- Education: University of Corsica (BSc 1994; PhD 2000) Polytech Marseille (MEng 1996)
- Known for: Experimental and numerical modelling of wildland and wildland-urban-interface fires
- Awards: Arthur B. Guise Medal (2022)
- Scientific career
- Fields: Fire safety science; wildland-fire dynamics
- Workplaces: University of Corsica (2000–2013); University of Edinburgh (2013–2015); Worcester Polytechnic Institute (2017–present);

= Albert Simeoni =

French specialist in wildland-fire science

Albert Simeoni is a French and American fire-safety engineer and academic whose research explores the behaviour of wildland and wildland–urban interface fires. He is professor and head of the Department of Fire Protection Engineering at Worcester Polytechnic Institute in Massachusetts, United States.

==Early life and education==
Simeoni read physics at the University of Corsica, graduating with a Licence (BSc) in 1994. He completed an MEng in thermal transfers at Polytech Marseille in 1996 before returning to Corsica for doctoral work. His PhD thesis (2000) developed multiphase models to improve predictions of forest-fire spread.

==Career==
After earning his doctorate, Simeoni was appointed maître de conférences (assistant professor) at the University of Corsica, where he led a CNRS-affiliated research group on forest-fire modelling.

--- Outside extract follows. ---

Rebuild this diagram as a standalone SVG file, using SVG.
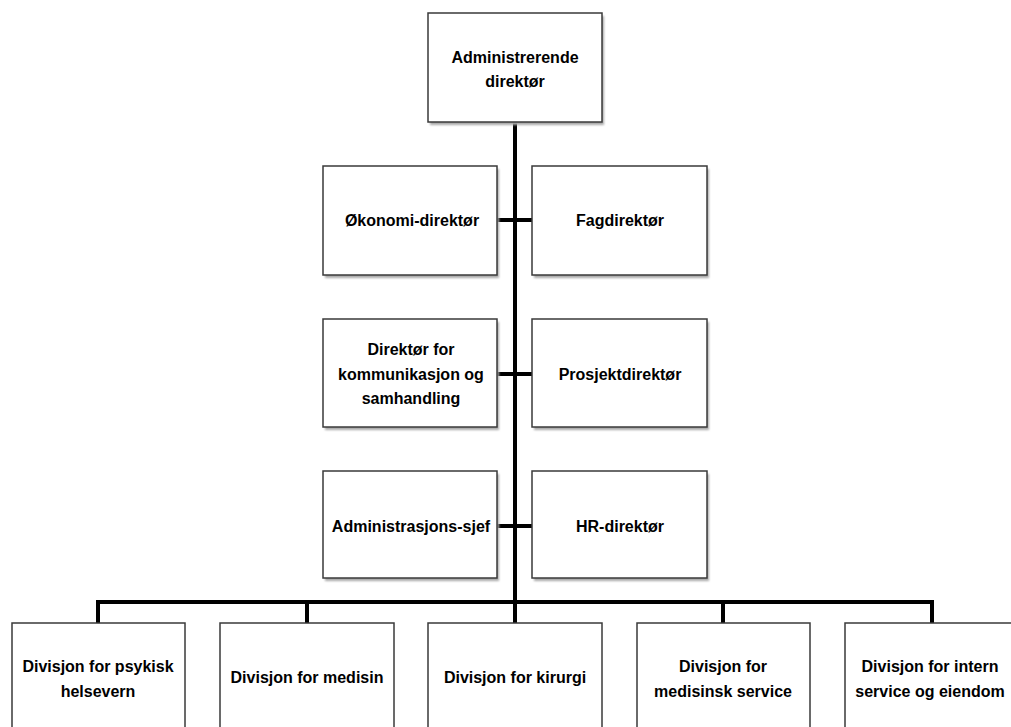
<svg xmlns="http://www.w3.org/2000/svg" width="1011" height="727" viewBox="0 0 1011 727">
<defs>
<filter id="blur" x="-10%" y="-10%" width="120%" height="120%"><feGaussianBlur stdDeviation="1.3"/></filter>
</defs>
<style>
.box{fill:#fff;stroke:#3a3a3a;stroke-width:1.5}
.sh{fill:#a8a8a8;filter:url(#blur)}
.t{font-family:"Liberation Sans",Arial,sans-serif;font-weight:bold;font-size:16px;fill:#000;text-anchor:middle}
.c{stroke:#000;stroke-width:4;fill:none}
</style>
<rect width="1011" height="727" fill="#fff"/>
<g id="connectors">
<line class="c" x1="515" y1="122" x2="515" y2="604"/>
<line class="c" x1="497" y1="220" x2="532" y2="220"/>
<line class="c" x1="497" y1="374" x2="532" y2="374"/>
<line class="c" x1="497" y1="526" x2="532" y2="526"/>
<polyline class="c" points="98,623 98,602 932,602 932,623"/>
<line class="c" x1="307" y1="602" x2="307" y2="623"/>
<line class="c" x1="723" y1="602" x2="723" y2="623"/>
<line class="c" x1="515" y1="602" x2="515" y2="623"/>
</g>
<g id="n-adm">
<rect class="sh" x="430" y="16" width="174" height="109"/>
<rect class="box" x="428" y="13" width="174" height="109"/>
<text class="t" x="515" y="63">Administrerende</text>
<text class="t" x="515" y="87">direktør</text>
</g>
<g id="n-okonomi">
<rect class="sh" x="325" y="169" width="174" height="109"/>
<rect class="box" x="323" y="166" width="174" height="109"/>
<text class="t" x="412" y="226">Økonomi-direktør</text>
</g>
<g id="n-fag">
<rect class="sh" x="534" y="169" width="175" height="109"/>
<rect class="box" x="532" y="166" width="175" height="109"/>
<text class="t" x="620" y="226">Fagdirektør</text>
</g>
<g id="n-kommunikasjon">
<rect class="sh" x="325" y="322" width="174" height="108"/>
<rect class="box" x="323" y="319" width="174" height="108"/>
<text class="t" x="411" y="355">Direktør for</text>
<text class="t" x="411" y="380">kommunikasjon og</text>
<text class="t" x="411" y="404">samhandling</text>
</g>
<g id="n-prosjekt">
<rect class="sh" x="534" y="322" width="175" height="108"/>
<rect class="box" x="532" y="319" width="175" height="108"/>
<text class="t" x="620" y="380">Prosjektdirektør</text>
</g>
<g id="n-administrasjon">
<rect class="sh" x="325" y="474" width="174" height="107"/>
<rect class="box" x="323" y="471" width="174" height="107"/>
<text class="t" x="411" y="532">Administrasjons-sjef</text>
</g>
<g id="n-hr">
<rect class="sh" x="534" y="474" width="175" height="107"/>
<rect class="box" x="532" y="471" width="175" height="107"/>
<text class="t" x="620" y="532">HR-direktør</text>
</g>
<g id="n-psykisk">
<rect class="box" x="12" y="623" width="173" height="109"/>
<text class="t" x="98" y="672">Divisjon for psykisk</text>
<text class="t" x="98" y="697">helsevern</text>
</g>
<g id="n-medisin">
<rect class="box" x="220" y="623" width="174" height="109"/>
<text class="t" x="307" y="683">Divisjon for medisin</text>
</g>
<g id="n-kirurgi">
<rect class="box" x="428" y="623" width="174" height="109"/>
<text class="t" x="515" y="683">Divisjon for kirurgi</text>
</g>
<g id="n-medservice">
<rect class="box" x="637" y="623" width="173" height="109"/>
<text class="t" x="723" y="672">Divisjon for</text>
<text class="t" x="723" y="697">medisinsk service</text>
</g>
<g id="n-intern">
<rect class="box" x="845" y="623" width="174" height="109"/>
<text class="t" x="930" y="672">Divisjon for intern</text>
<text class="t" x="930" y="697">service og eiendom</text>
</g>
</svg>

In 2013, he moved to the United Kingdom to take up the BRE Chair of Fire Safety Engineering at the University of Edinburgh, a post he held until 2015. Simeoni joined WPI in 2017 and became department head the same year. Beyond the university sector, he serves as treasurer (board member since 2014) of the International Association of Wildland Fire (IAWF).

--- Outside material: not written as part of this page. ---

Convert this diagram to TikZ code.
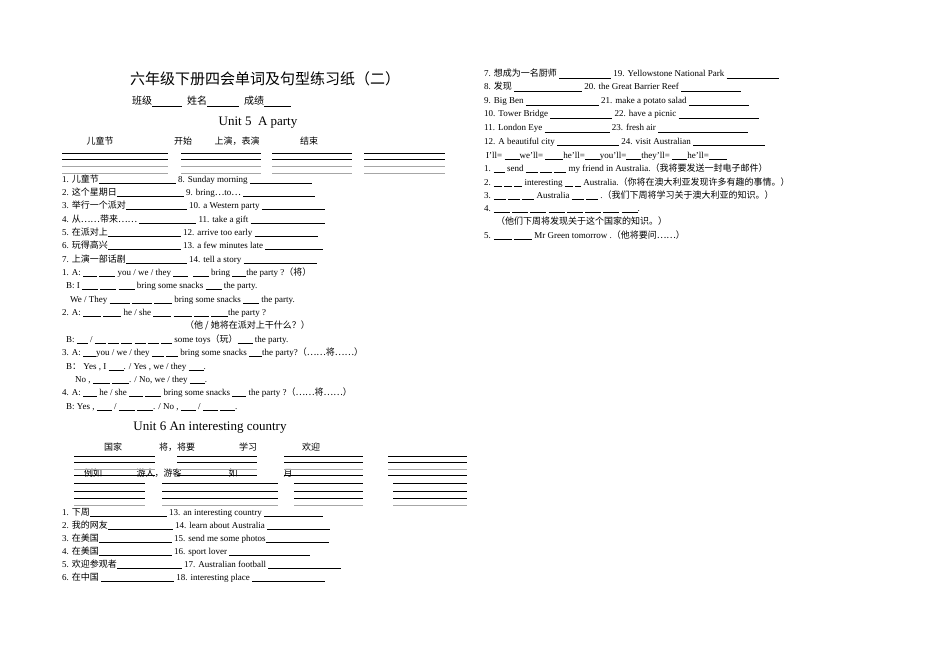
\documentclass[tikz,border=0pt]{standalone}
\usepackage{fontspec}
\setmainfont{Liberation Serif}
\newfontfamily\zhf{Noto Sans CJK SC}
\newcommand\zh[1]{{\zhf #1}}
\newcommand\bl[1]{\rule[-1pt]{#1pt}{0.45pt}}
\begin{document}
\begin{tikzpicture}[x=1pt,y=1pt,
 t/.style={anchor=base west,inner sep=0pt,font=\fontsize{9}{11}\selectfont},
 hd/.style={anchor=base,inner sep=0pt,font=\fontsize{9}{11}\selectfont},
 ln/.style={line width=0.5pt},
 gl/.style={line width=0.5pt,gray!70}]
\fill[white] (0,0) rectangle (950,-658);
\useasboundingbox (0,0) rectangle (950,-658);
% ---------- left column
\node[anchor=base,inner sep=0,font=\fontsize{15}{17}\selectfont] (title) at (265,-85) {\zh{六年级下册四会单词及句型练习纸（二）}};
\node[t,font=\fontsize{10}{12}\selectfont] (cls) at (132,-105) {\zh{班级}\bl{30} \ \zh{姓名}\bl{32} \ \zh{成绩}\bl{27}};
\node[anchor=base,inner sep=0,font=\fontsize{13}{15}\selectfont] (u5) at (258,-126) {Unit 5\ \ A party};
\node[hd] (h1) at (100,-145) {\zh{儿童节}};
\node[hd] (h2) at (183,-145) {\zh{开始}};
\node[hd] (h3) at (237,-145) {\zh{上演，表演}};
\node[hd] (h4) at (309,-145) {\zh{结束}};
\foreach \y/\s in {153/ln,159/ln,166/gl,173/gl}{
 \draw[\s] (62,-\y) -- (168,-\y); \draw[\s] (181,-\y) -- (261,-\y);
 \draw[\s] (272,-\y) -- (352,-\y); \draw[\s] (364,-\y) -- (445,-\y);}
\node[t] (a1) at (62,-182) {1. \zh{儿童节}\bl{77} 8. Sunday morning \bl{62}};
\node[t] (a2) at (62,-195) {2. \zh{这个星期日}\bl{67} 9. bring\zh{…}to\zh{…} \bl{72}};
\node[t] (a3) at (62,-208) {3. \zh{举行一个派对}\bl{61} 10. a Western party \bl{63}};
\node[t] (a4) at (62,-222) {4. \zh{从……带来……} \bl{57} 11. take a gift \bl{74}};
\node[t] (a5) at (62,-235) {5. \zh{在派对上}\bl{73} 12. arrive too early \bl{63}};
\node[t] (a6) at (62,-248) {6. \zh{玩得高兴}\bl{73} 13. a few minutes late \bl{58}};
\node[t] (a7) at (62,-262) {7. \zh{上演一部话剧}\bl{61} 14. tell a story \bl{73}};
\node[t] (d1) at (62,-275) {1. A: \bl{14} \bl{16} you / we / they \bl{15} \ \bl{16} bring \bl{14}the party ?\zh{（将）}};
\node[t] (d2) at (66,-288) {B: I \bl{16} \bl{16} \bl{16} bring some snacks \bl{16} the party.};
\node[t] (d3) at (70,-302) {We / They \bl{20} \bl{20} \bl{18} bring some snacks \bl{16} the party.};
\node[t] (d4) at (62,-315) {2. A: \bl{18} \bl{18} he / she \bl{18} \bl{18} \bl{15} \bl{17}the party ?};
\node[t] (d5) at (185,-328) {\zh{（他 / 她将在派对上干什么？）}};
\node[t] (d6) at (66,-342) {B: \bl{11} / \bl{11} \bl{11} \bl{11} \bl{11} \bl{11} \bl{11} some toys\zh{（玩）}\bl{15} the party.};
\node[t] (d7) at (62,-355) {3. A: \bl{13}you / we / they \bl{12} \bl{12} bring some snacks \bl{13}the party?\zh{（……将……）}};
\node[t] (d8) at (66,-369) {B\zh{：} Yes , I \bl{15}. / Yes , we / they \bl{15}.};
\node[t] (d9) at (75,-382) {No , \bl{17} \bl{17}. / No, we / they \bl{15}.};
\node[t] (d10) at (62,-395) {4. A: \bl{14} he / she \bl{14} \bl{16} bring some snacks \bl{14} the party ?\zh{（……将……）}};
\node[t] (d11) at (66,-409) {B: Yes , \bl{15} / \bl{16} \bl{16}. / No , \bl{15} / \bl{15} \bl{15}.};
\node[anchor=base,inner sep=0,font=\fontsize{13}{15}\selectfont] (u6) at (210,-430) {Unit 6 An interesting country};
\node[hd] (g1) at (113,-450) {\zh{国家}};
\node[hd] (g2) at (177,-450) {\zh{将，将要}};
\node[hd] (g3) at (248,-450) {\zh{学习}};
\node[hd] (g4) at (311,-450) {\zh{欢迎}};
\foreach \y in {456,462}{
 \draw[ln] (74,-\y) -- (155,-\y); \draw[ln] (177,-\y) -- (257,-\y);
 \draw[ln] (284,-\y) -- (363,-\y); \draw[ln] (388,-\y) -- (467,-\y);}
\node[hd] (k1) at (93,-476) {\zh{例如}};
\node[hd] (k2) at (159,-476) {\zh{游人，游客}};
\node[hd] (k3) at (233,-476) {\zh{如}};
\node[hd] (k4) at (288,-476) {\zh{月}};
\foreach \y/\s in {469/gl,475/ln}{
 \draw[\s] (74,-\y) -- (155,-\y); \draw[\s] (177,-\y) -- (257,-\y);
 \draw[\s] (284,-\y) -- (363,-\y); \draw[\s] (388,-\y) -- (467,-\y);}
\foreach \y/\s in {483/ln,491/ln,498/ln,505/gl}{
 \draw[\s] (74,-\y) -- (145,-\y); \draw[\s] (162,-\y) -- (278,-\y);
 \draw[\s] (294,-\y) -- (363,-\y); \draw[\s] (393,-\y) -- (467,-\y);}
\node[t] (b1) at (62,-515) {1. \zh{下周}\bl{77} 13. an interesting country \bl{59}};
\node[t] (b2) at (62,-528) {2. \zh{我的网友}\bl{65} 14. learn about Australia \bl{63}};
\node[t] (b3) at (62,-541) {3. \zh{在美国}\bl{73} 15. send me some photos\bl{63}};
\node[t] (b4) at (62,-554) {4. \zh{在美国}\bl{73} 16. sport lover \bl{81}};
\node[t] (b5) at (62,-567) {5. \zh{欢迎参观者}\bl{65} 17. Australian football \bl{73}};
\node[t] (b6) at (62,-580) {6. \zh{在中国} \bl{73} 18. interesting place \bl{73}};
% ---------- right column
\node[t] (r1) at (484,-77) {7. \zh{想成为一名厨师} \bl{52} 19. Yellowstone National Park \bl{52}};
\node[t] (r2) at (484,-90) {8. \zh{发现} \bl{68} 20. the Great Barrier Reef \bl{60}};
\node[t] (r3) at (484,-104) {9. Big Ben \bl{73} 21. make a potato salad \bl{60}};
\node[t] (r4) at (484,-117) {10. Tower Bridge \bl{62} 22. have a picnic \bl{80}};
\node[t] (r5) at (484,-131) {11. London Eye \bl{65} 23. fresh air \bl{90}};
\node[t] (r6) at (484,-144) {12. A beautiful city \bl{62} 24. visit Australian \bl{72}};
\node[t] (r7) at (486,-158) {I’ll= \bl{15}we’ll= \bl{18}he’ll=\bl{15}you’ll=\bl{15}they’ll= \bl{15}he’ll=\bl{18}};
\node[t] (r8) at (484,-171) {1. \bl{11} send \bl{12} \bl{12} \bl{12} my friend in Australia.\zh{（我将要发送一封电子邮件）}};
\node[t] (r9) at (484,-185) {2. \bl{8} \bl{8} \bl{8} interesting \bl{8} \bl{6} Australia.\zh{（你将在澳大利亚发现许多有趣的事情。）}};
\node[t] (r10) at (484,-198) {3. \bl{12} \bl{12} \bl{12} Australia \bl{12} \bl{12} .\zh{（我们下周将学习关于澳大利亚的知识。）}};
\node[t] (r11) at (484,-211) {4. \bl{16} \bl{16} \bl{16} \bl{16} \bl{16} \bl{16} \bl{16} \bl{16}.};
\node[t] (r12) at (496,-224) {\zh{（他们下周将发现关于这个国家的知识。）}};
\node[t] (r13) at (484,-238) {5. \bl{18} \bl{18} Mr Green tomorrow .\zh{（他将要问……）}};
\end{tikzpicture}
\end{document}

Simeoni’s work combines laboratory and field experiments with computational fluid-dynamics models to examine flame spread, firebrand generation and coupled fire–atmosphere interactions. His recent projects include establishing a National Science Foundation Wildfire Interdisciplinary Research Center at WPI, and developing physics-based tools for assessing extreme fire behaviour.

==Honours==
- Arthur B. Guise Medal of the Society of Fire Protection Engineers (2022), recognising his "eminent achievement in connecting wildland-fire science with fire-protection practice"

==Selected publications==
- Santoni, P.A.; Simeoni, A.; et al. “Instrumentation of wildland fire: characterisation of a fire spreading through a Mediterranean shrub”, Fire Safety Journal 41 (3): 171–184 (2006).
- Thomas, J.C.; Simeoni, A.; et al. “Investigation of firebrand generation from an experimental fire: development of a reliable data-collection methodology”, Fire Safety Journal 91 : 864–871 (2017).
- Mueller, E.; Mell, W.; Simeoni, A. “Large-eddy simulation of forest-canopy flow for wildland-fire modelling”, Canadian Journal of Forest Research 44 (12): 1534–1544 (2014).